McNamee described Hsieh as a free spirit and said: “You don’t want to box that spirit. You’ve got to let it rise and be free.”


Laughing, McNamee added, “I’ve learned the joy of silence a lot working with Su-wei.”


During the last few minutes of the hourlong practice, Whittington fielded serves from Hsieh, including a few made underhanded. He was more prepared for those than the question she lobbed at him near the end of the drill.


“Is my serve very slow?” she said.


It was the rare instance when she wasn’t kidding around. Sensing Hsieh’s vulnerability, Whittington moved quickly to assure her that her serve is fine. Like the rest of the arrows in her quiver, it is deceptively sharp. Hsieh has put 71% of her first serves in play in this tournament.


Hsieh’s authenticity, her guilelessness, is “what makes her so unique and so great to work with,” Whittington said.

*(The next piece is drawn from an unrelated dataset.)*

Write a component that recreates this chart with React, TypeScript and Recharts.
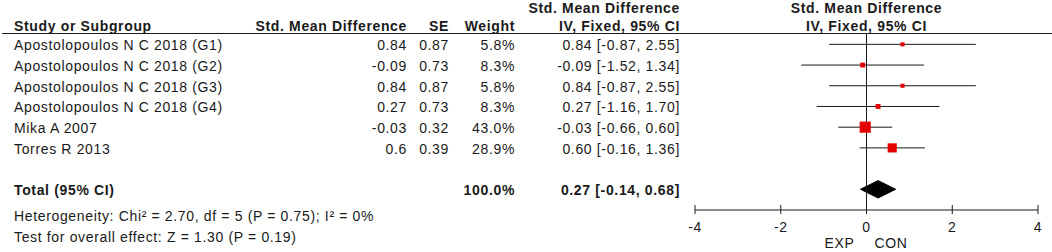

Whittington brought more tennis rackets to the hitting session than Hsieh, who generally travels with one. The ball finds the sweet spot on her racket with such regularity, McNamee explained, that Hsieh went three years without breaking a string.


An entertainer who wields her racket like a magician’s prop, Hsieh is sorry that the lockdown will shut out fans through Wednesday — and perhaps longer.


“I think I just stay the same, enjoy, try to be positive,” she said. “If I don’t win, I hope quarantine finishes very soon so I can go out to enjoy a little bit.”


In the third round of the 2019 Australian Open, Osaka defeated Hsieh, 5-7, 6-4, 6-1.

It is not a pleasant memory.


“I just remember having, like, so many emotions just because I felt like there wasn’t a lot of things I could control while I was playing her,” Osaka said.


It is Hsieh’s greatest strength. She can make the best, most powerful players feel helpless, and for a few games in the first set Tuesday, she had Osaka back on her heels.